The Trapezoid Rule is a straightforward numerical method for estimating the definite integral of a function. It approximates the region under a curve by dividing it into trapezoids rather than rectangles, which enhances accuracy compared to the Riemann Sum approach. For a function \(f(x)\) over an interval \([a, b]\), the formula is:
\[ T_n(f) = \frac{b - a}{2n} \left[f(x_0) + 2f(x_1) + 2f(x_2) + \cdots + 2f(x_{n-1}) + f(x_n) \right] \]
where \(x_i = a + i \cdot \frac{b - a}{n}\). This divides the area under the curve into \(n\) trapezoids, with each height represented by \(f(x_i)\) values.

Key takeaways include:

• The function \(f(x)\) must be evaluated at evenly spaced points across the interval.
• The method is easy to compute but might not always give a precise result for complex functions.
• The accuracy improves with more subintervals \(n\), as more trapezoids provide a better approximation of the area under the curve.

Despite not always being the most accurate, the Trapezoid Rule forms the basis for more refined methods like Simpson's Rule.

Numerical Integration refers to a suite of techniques for approximating the value of a definite integral. Contrasting the analytical calculus approach, which might require solving complex or unsolvable equations, numerical methods provide approximate solutions.

Some common numerical integration techniques include:

• Trapezoid Rule: Approximates the area under a curve using trapezoids.
• Simpson's Rule: Offers better accuracy by fitting parabolas to sections of the curve.
• Midpoint Rule: Uses the midpoint of each interval to estimate the area, similar to a rectangle's height.

These methods are vital for real-world applications where an exact function integral is impractical or impossible to determine analytically. Engineers, physicists, and economists rely on these techniques for practical problem-solving.

Numerical integration provides:

• Adaptability for functions with complicated behavior.
• A way to handle integrals over infinite or irregular intervals with techniques like Monte Carlo Integration.
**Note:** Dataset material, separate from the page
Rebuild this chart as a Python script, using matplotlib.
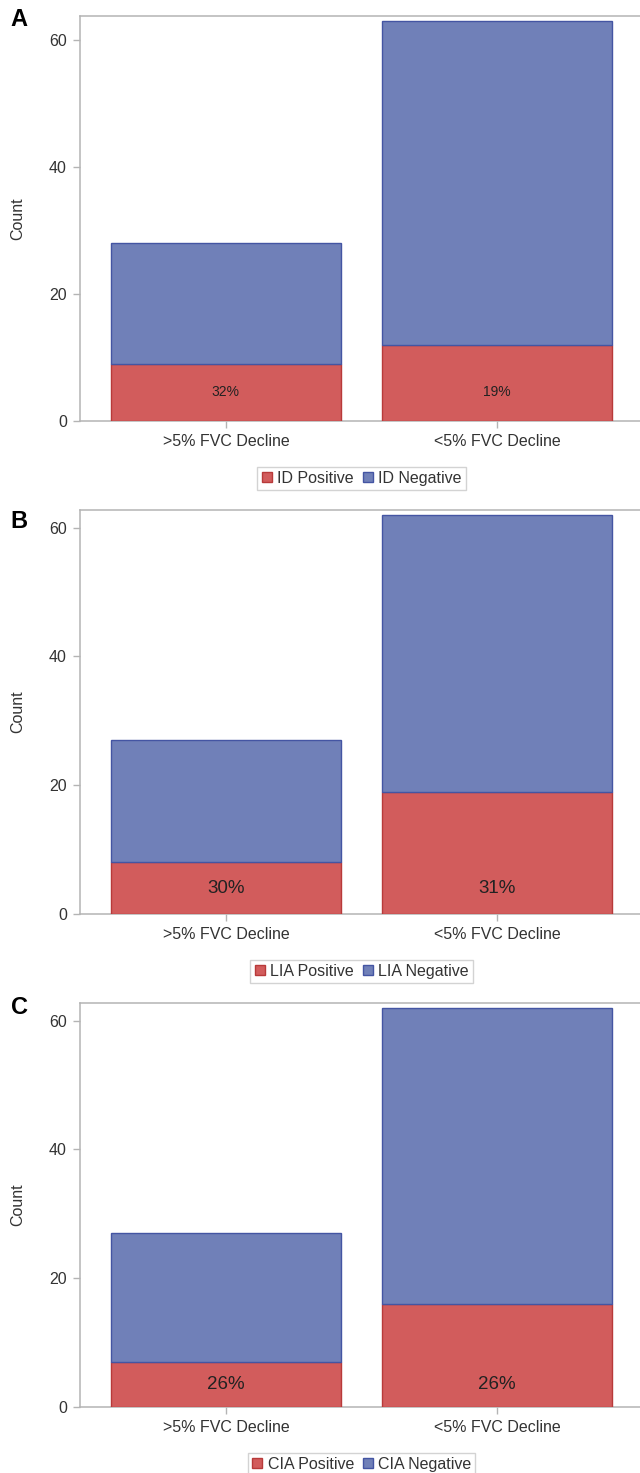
import numpy as np
import matplotlib.pyplot as plt
from matplotlib.lines import Line2D

plt.rcParams['font.family'] = ['Liberation Sans', 'DejaVu Sans']

# data
categories = ['>5% FVC Decline', '<5% FVC Decline']
panel_letters = ['A', 'B', 'C']
markers = ['ID', 'LIA', 'CIA']
positive_a = [9, 12]
negative_a = [19, 51]
positive_b = [8, 19]
negative_b = [19, 43]
positive_c = [7, 16]
negative_c = [20, 46]
y_ticks = [0, 20, 40, 60]

positives = [positive_a, positive_b, positive_c]
negatives = [negative_a, negative_b, negative_c]

RED = '#d25c5c'
RED_EDGE = '#b83a3a'
BLUE = '#7080b8'
BLUE_EDGE = '#4455a3'
GRID_GRAY = '#b4b4b4'
TEXT = '#333333'

W, H = 640, 1473
fig = plt.figure(figsize=(W / 100, H / 100), dpi=100)


def px_box(left, top, right, bottom):
    return [left / W, 1 - bottom / H, (right - left) / W, (bottom - top) / H]


# pixel layout of each panel: (frame top, zero line), letter y, label size
frames = [(16, 421), (510, 914), (1003, 1407)]
letter_y = [20, 521, 1007]
pct_sizes = [10, 13.5, 13.5]

for i in range(3):
    top, bottom = frames[i]
    pos = np.array(positives[i])
    neg = np.array(negatives[i])
    total = pos + neg
    x = np.arange(len(categories))

    ax = fig.add_axes(px_box(80, top, 643, bottom))
    ax.bar(x, pos, width=0.847, color=RED, edgecolor=RED_EDGE, linewidth=1, zorder=3)
    ax.bar(x, neg, bottom=pos, width=0.847, color=BLUE, edgecolor=BLUE_EDGE,
           linewidth=1, zorder=3)

    pct = np.round(100 * pos / total).astype(int)
    for xi, p in zip(x, pct):
        ax.text(xi, pos.min() / 2, f'{p}%', ha='center', va='center',
                fontsize=pct_sizes[i], color='#222222', zorder=4)

    ax.set_xlim(-0.538, 1.538)
    ax.set_ylim(0, total.max() * 1.012)
    ax.set_xticks(x)
    ax.set_xticklabels(categories)
    ax.set_yticks(y_ticks)

    for side in ['left', 'top', 'bottom']:
        ax.spines[side].set_color(GRID_GRAY)
        ax.spines[side].set_linewidth(1.1)
    ax.spines['right'].set_visible(False)
    ax.tick_params(axis='both', direction='out', length=5, width=1,
                   color=GRID_GRAY, labelcolor=TEXT, labelsize=11.5)
    ax.tick_params(axis='x', pad=4)
    ax.tick_params(axis='y', pad=4.5)

    fig.text(18 / W, 1 - (top + bottom) / 2 / H, 'Count', rotation=90,
             ha='center', va='center', fontsize=11.5, color=TEXT)
    fig.text(19 / W, 1 - letter_y[i] / H, panel_letters[i], ha='center',
             va='center', fontsize=17, fontweight='bold', color='black')

    handles = [
        Line2D([], [], marker='s', ls='none', markersize=6.5,
               markerfacecolor=RED, markeredgecolor=RED_EDGE),
        Line2D([], [], marker='s', ls='none', markersize=6.5,
               markerfacecolor=BLUE, markeredgecolor=BLUE_EDGE),
    ]
    labels = [f'{markers[i]} Positive', f'{markers[i]} Negative']
    leg = fig.legend(handles, labels, loc='upper center',
                     bbox_to_anchor=(361.5 / W, 1 - (bottom + 46) / H),
                     ncol=2, frameon=True, fancybox=False, fontsize=11.5,
                     handlelength=0.7, handletextpad=0.3, columnspacing=0.5,
                     borderpad=0.25, borderaxespad=0)
    leg.get_frame().set_edgecolor('#c8c8c8')
    leg.get_frame().set_linewidth(1.0)
    for t in leg.get_texts():
        t.set_color(TEXT)

fig.savefig('out.png', dpi=100)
In particular, Simpson's Rule, used in the provided exercise, balances computational efficiency and precision, often yielding satisfactory results with fewer calculations than other methods.

Error Analysis in numerical methods is crucial to assess the accuracy and reliability of approximate solutions. When using techniques like the Trapezoid and Simpson's Rule, understanding the potential for error and attempting to minimize it is essential for informed decision-making in problem-solving.
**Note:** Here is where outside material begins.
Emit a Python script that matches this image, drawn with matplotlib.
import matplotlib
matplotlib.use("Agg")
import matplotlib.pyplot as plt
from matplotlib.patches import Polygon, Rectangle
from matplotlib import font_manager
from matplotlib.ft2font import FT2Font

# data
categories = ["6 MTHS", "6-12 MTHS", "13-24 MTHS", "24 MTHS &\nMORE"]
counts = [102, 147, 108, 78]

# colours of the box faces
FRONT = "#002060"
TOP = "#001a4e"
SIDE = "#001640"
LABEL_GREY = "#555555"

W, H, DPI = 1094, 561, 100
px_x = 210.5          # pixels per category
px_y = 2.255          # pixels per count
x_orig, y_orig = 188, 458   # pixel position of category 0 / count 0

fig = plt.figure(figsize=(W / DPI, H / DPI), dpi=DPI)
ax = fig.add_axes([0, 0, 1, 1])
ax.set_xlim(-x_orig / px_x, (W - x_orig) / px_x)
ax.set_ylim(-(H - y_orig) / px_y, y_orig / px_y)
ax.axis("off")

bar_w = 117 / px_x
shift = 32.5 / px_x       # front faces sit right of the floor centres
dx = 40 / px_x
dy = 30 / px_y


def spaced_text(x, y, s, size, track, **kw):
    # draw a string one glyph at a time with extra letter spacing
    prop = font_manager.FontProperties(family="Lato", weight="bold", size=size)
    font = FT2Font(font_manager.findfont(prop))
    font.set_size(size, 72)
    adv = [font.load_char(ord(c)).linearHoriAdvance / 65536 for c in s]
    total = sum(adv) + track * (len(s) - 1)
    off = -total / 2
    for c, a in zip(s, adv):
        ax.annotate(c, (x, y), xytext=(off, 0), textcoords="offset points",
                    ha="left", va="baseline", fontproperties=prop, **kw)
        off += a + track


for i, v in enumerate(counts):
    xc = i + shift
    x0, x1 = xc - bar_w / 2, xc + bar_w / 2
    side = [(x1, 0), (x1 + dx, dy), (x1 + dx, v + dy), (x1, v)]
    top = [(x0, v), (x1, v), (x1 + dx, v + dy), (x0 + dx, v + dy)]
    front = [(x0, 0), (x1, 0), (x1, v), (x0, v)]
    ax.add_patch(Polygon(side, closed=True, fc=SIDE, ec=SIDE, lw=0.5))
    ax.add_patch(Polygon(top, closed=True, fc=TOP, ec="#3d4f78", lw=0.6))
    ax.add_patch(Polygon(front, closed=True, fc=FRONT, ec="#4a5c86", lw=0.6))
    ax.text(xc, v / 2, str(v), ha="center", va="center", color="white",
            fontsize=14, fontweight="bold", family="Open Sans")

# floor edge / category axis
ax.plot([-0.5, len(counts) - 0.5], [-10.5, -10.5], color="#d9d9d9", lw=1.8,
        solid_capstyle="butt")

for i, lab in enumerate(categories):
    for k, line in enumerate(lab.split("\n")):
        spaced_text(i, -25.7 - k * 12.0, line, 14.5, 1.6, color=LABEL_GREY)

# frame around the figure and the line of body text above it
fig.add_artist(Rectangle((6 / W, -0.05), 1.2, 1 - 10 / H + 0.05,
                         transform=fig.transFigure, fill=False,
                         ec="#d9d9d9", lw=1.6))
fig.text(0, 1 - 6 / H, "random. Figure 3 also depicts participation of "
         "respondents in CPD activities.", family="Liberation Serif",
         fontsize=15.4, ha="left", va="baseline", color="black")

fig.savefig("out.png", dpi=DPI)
For Simpson's Rule, error can be evaluated by comparing the approximate solution to a known exact value. The formula for error, \(E(S_n)\), typically is:
\[ E(S_n) = |S_n(f) - \, \text{Exact Value} | \]
This measures the absolute difference between the estimated integral \(S_n(f)\) and the true value.
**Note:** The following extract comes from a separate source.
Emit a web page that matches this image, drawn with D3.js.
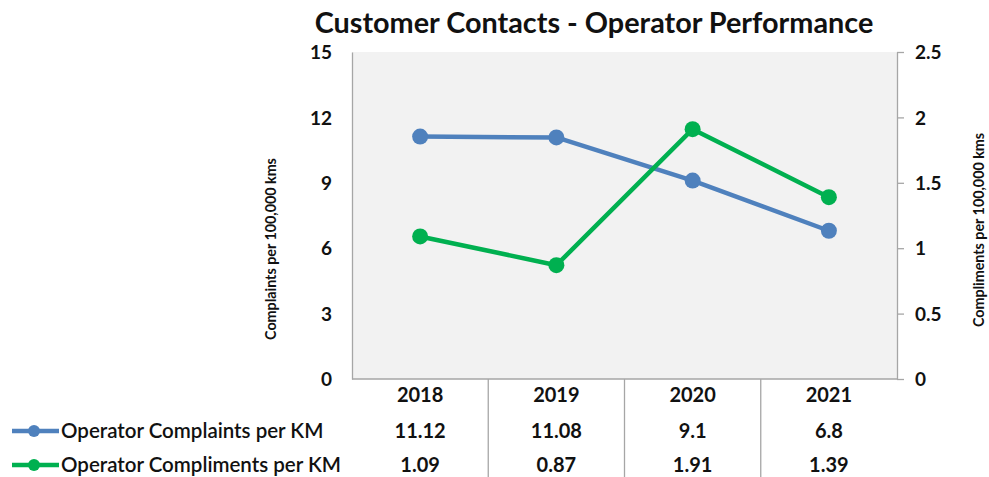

Key points in error analysis include:

• The error decreases as the number of subintervals \(n\) increases since more data points refine the approximation.
• Due to Simpson’s Rule fitting a polynomial curve, it is particularly useful when dealing with smooth curves.
• For highly oscillating functions, additional methods or smaller intervals may be needed to reduce error effectively.

In practice, always consider both the computational cost and desired accuracy when choosing the number of subintervals \(n\), as smaller values of \(n\) require fewer computations but may increase the error.